L’otto marzo transfemminista di Non Una Di Meno ha attraversato la giornata di Milano da mattina a sera. Colazione all’alba all’Università Statale in via Festa del Perdono, dove un centinaio di studenti e studentesse del neonato collettivo Rebelot avevano passato la notte in due aule. Aule occupate appositamente per preparare la partecipazioni ai cortei milanesi: la mattina quello studentesco, la sera quello cittadino.

Negli stessi minuti, ma dalla parte opposta della città, altra colazione di preparazione alle manifestazioni a SMS – Spazio di Mutuo Soccorso. In cinquemila tra studenti e studentesse hanno sfilato la mattina nel centro di Milano, da largo Cairoli a piazza Oberdan, dietro allo striscione «Student3 disobbedienti contro guerra e patriarcato».

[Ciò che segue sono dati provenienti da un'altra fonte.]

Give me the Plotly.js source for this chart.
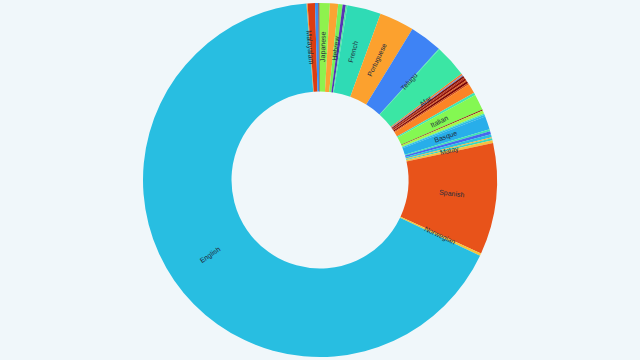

Tanti i cartelli contro i femminicidi, ampia la solidarietà alla popolazione di Gaza, gli studenti hanno colpito con vernice e cartelli quelli che hanno definito «simboli del genocidio palestinese»: i negozi di Armani, Starbucks e Zara che hanno rapporti economici con Israele.
La sera, come ogni anno, è stata molto alta la partecipazione al corteo cittadino promosso da Non Una Di Meno, 20 mila persone per le organizzatrici. A chiarire il senso politico che ha attraversato la piazza di quest’anno lo striscione d’apertura: «Stop patriarcato, stop genocidio».

Tante le bandiere palestinesi mischiate ai drappi fuxia del movimento transfemminista che ha cambiato la giornata dell’8 marzo italiano ormai da qualche anno. Una giornata di ascolto, consapevolezza, ma soprattutto di lotta, per chi ha partecipato alla manifestazione.
«Nulla da festeggiare» era scritto su uno striscione sorretto da giovani studentesse. «Vogliamo la parità salariale, vogliamo sradicare le dinamiche patriarcali». Diritto alla salute, diritto all’aborto. Su un cartello il ricordo di Giulia Cecchettin: «Per Giulia e tutte le altre».

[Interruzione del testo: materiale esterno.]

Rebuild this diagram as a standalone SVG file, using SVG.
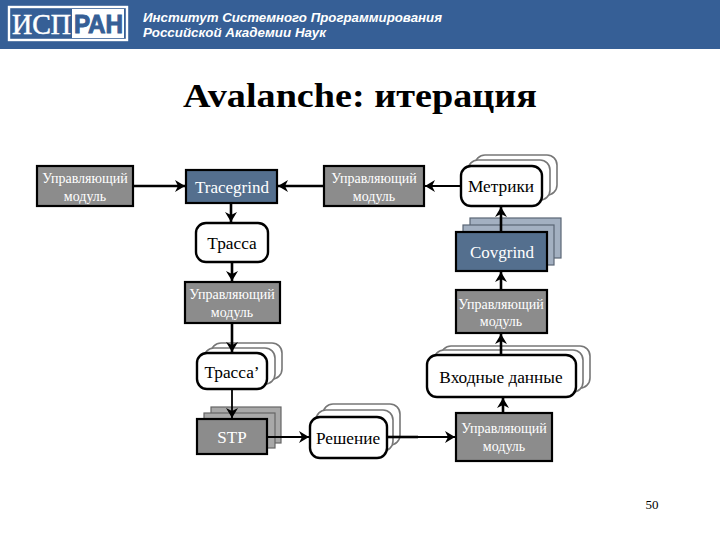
<svg xmlns="http://www.w3.org/2000/svg" width="720" height="540" viewBox="0 0 720 540">
<style>
.ser{font-family:"Liberation Serif","Times New Roman",serif}
.box{stroke:#000;stroke-width:2.2}
.gray{fill:#8c8c8c}
.blue{fill:#546f8e}
.wt{fill:#fff;stroke:#000;stroke-width:2.4}
.bk{fill:#fff;stroke:#777;stroke-width:1.6}
.bkg{fill:#a8a8a8;stroke:#666;stroke-width:1.2}
.bkb{fill:#a3b0c1;stroke:#5a6675;stroke-width:1.2}
.l{font-size:14px;fill:#fff;text-anchor:middle}
.m{font-size:17px;fill:#fff;text-anchor:middle}
.d{font-size:17.3px;fill:#000;text-anchor:middle}
.c{fill:none;stroke:#000;stroke-width:2.6}
.t{fill:none;stroke:#000;stroke-width:1.8}
.h{font-family:"Liberation Sans",Arial,sans-serif;font-weight:bold;font-style:italic;font-size:12.6px;fill:#fff}
</style>
<defs>
<marker id="a" markerUnits="userSpaceOnUse" markerWidth="12" markerHeight="13" refX="10" refY="6" orient="auto"><path d="M0 0L10 6L0 12L3 6Z" fill="#000"/></marker>
</defs>
<rect width="720" height="540" fill="#fff"/>
<g id="header">
<rect width="720" height="49" fill="#365f96"/>
<rect x="9" y="7" width="118" height="33" fill="none" stroke="#fff" stroke-width="2.4"/>
<rect x="72" y="9" width="52" height="29" fill="#fff"/>
<text x="12" y="34" class="ser" font-size="30" fill="#fff" stroke="#fff" stroke-width="0.5" textLength="59" lengthAdjust="spacingAndGlyphs">ИСП</text>
<text x="74" y="33" font-family="'Liberation Sans',Arial,sans-serif" font-weight="bold" font-size="26" fill="#365f96" stroke="#365f96" stroke-width="1" textLength="49" lengthAdjust="spacingAndGlyphs">РАН</text>
<text x="143" y="22" class="h" textLength="299" lengthAdjust="spacingAndGlyphs">Институт Системного Программирования</text>
<text x="143" y="37" class="h" textLength="183" lengthAdjust="spacingAndGlyphs">Российской Академии Наук</text>
</g>
<text id="title" x="360" y="107" class="ser" font-size="33" font-weight="bold" text-anchor="middle" textLength="354" lengthAdjust="spacingAndGlyphs">Avalanche: итерация</text>
<g id="stacks">
<rect class="bk" x="475" y="155" width="82" height="40" rx="10"/>
<rect class="bk" x="468" y="160" width="82" height="40" rx="10"/>
<rect class="bkb" x="470" y="218" width="91" height="40"/>
<rect class="bkb" x="463" y="225" width="91" height="40"/>
<rect class="bk" x="211" y="343" width="71" height="36" rx="10"/>
<rect class="bk" x="204" y="348" width="71" height="36" rx="10"/>
<rect class="bkg" x="211" y="407" width="70" height="36"/>
<rect class="bkg" x="204" y="413" width="71" height="35"/>
<rect class="bk" x="323" y="404" width="77" height="41" rx="10"/>
<rect class="bk" x="316" y="410" width="77" height="41" rx="10"/>
<rect class="bk" x="441" y="346" width="149" height="42" rx="10"/>
<rect class="bk" x="434" y="350" width="149" height="42" rx="10"/>
</g>
<g id="n1"><rect class="box gray" x="37" y="166" width="96" height="40"/><text class="ser l" x="85" y="183">Управляющий</text><text class="ser l" x="85" y="201">модуль</text></g>
<g id="n2"><rect class="box blue" x="186" y="170" width="91" height="33"/><text class="ser m" x="232" y="193">Tracegrind</text></g>
<g id="n3"><rect class="wt" x="196" y="223" width="72" height="39" rx="10"/><text class="ser d" x="232" y="249">Трасса</text></g>
<g id="n4"><rect class="box gray" x="185" y="282" width="95" height="41"/><text class="ser l" x="232" y="299">Управляющий</text><text class="ser l" x="232" y="317">модуль</text></g>
<g id="n5"><rect class="wt" x="197" y="353" width="70" height="36" rx="10"/><text class="ser d" x="232" y="378">Трасса’</text></g>
<g id="n6"><rect class="box gray" x="197" y="419" width="70" height="35"/><text class="ser m" x="232" y="443">STP</text></g>
<g id="n7"><rect class="wt" x="310" y="417" width="77" height="41" rx="10"/><text class="ser d" x="348" y="444">Решение</text></g>
<g id="n8"><rect class="box gray" x="324" y="166" width="100" height="40"/><text class="ser l" x="374" y="183">Управляющий</text><text class="ser l" x="374" y="201">модуль</text></g>
<g id="n9"><rect class="wt" x="461" y="166" width="81" height="40" rx="10"/><text class="ser d" x="501" y="192">Метрики</text></g>
<g id="n10"><rect class="box blue" x="456" y="232" width="91" height="39"/><text class="ser m" x="502" y="258">Covgrind</text></g>
<g id="n11"><rect class="box gray" x="456" y="290" width="91" height="43"/><text class="ser l" x="501" y="309">Управляющий</text><text class="ser l" x="501" y="326">модуль</text></g>
<g id="n12"><rect class="wt" x="427" y="355" width="149" height="42" rx="10"/><text class="ser d" x="501" y="383">Входные данные</text></g>
<g id="n13"><rect class="box gray" x="456" y="413" width="96" height="48"/><text class="ser l" x="504" y="433">Управляющий</text><text class="ser l" x="504" y="451">модуль</text></g>
<g id="connectors">
<path class="c" marker-end="url(#a)" d="M133 186H185"/>
<path class="c" marker-end="url(#a)" d="M324 186H278"/>
<path class="c" marker-end="url(#a)" d="M231 203V222"/>
<path class="c" marker-end="url(#a)" d="M232 262V281"/>
<path class="c" marker-end="url(#a)" d="M232 323V352"/>
<path class="t" marker-end="url(#a)" d="M232 389V418"/>
<path class="t" marker-end="url(#a)" d="M267 437H309"/>
<path class="t" marker-end="url(#a)" d="M387 437H455"/>
<path class="c" d="M387 437H418"/>
<path class="t" marker-end="url(#a)" d="M461 186H425"/>
<path class="c" marker-end="url(#a)" d="M501 232V207"/>
<path class="c" marker-end="url(#a)" d="M501 290V272"/>
<path class="c" marker-end="url(#a)" d="M501 355V334"/>
<path class="c" marker-end="url(#a)" d="M503 413V398"/>
</g>
<text id="page" x="652" y="509" class="ser" font-size="13" text-anchor="middle">50</text>
</svg>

Questo è il primo 8 marzo dopo il femminicidio di Giulia Cecchettin e la grande manifestazione del 25 novembre scorso. Diversi cartelli riportavano alcune delle frasi pronunciate dalla sorella di Giulia, Elena Cecchettin, ricordata per aver politicizzato il femminicidio della sorella e non essersi chiusa solo nel dolore privato.
Non Una Di Meno in questi anni è stata capace anche di abbattere le barriere generazionali che spesso attraversano le mobilitazioni. Lo si è visto anche ieri dove in corteo a muoversi da piazza Duca D’Aosta – per una sera trasformata nella sua toponomastica in piazza Lotto Marzo – a piazza Fontana c’erano persone di ogni età. I più giovani chiedevano una scuola più inclusiva, i più grandi la parità sul lavoro.

E poi la sicurezza, poter uscire la sera senza paura di essere aggredite. Anche in questa Milano.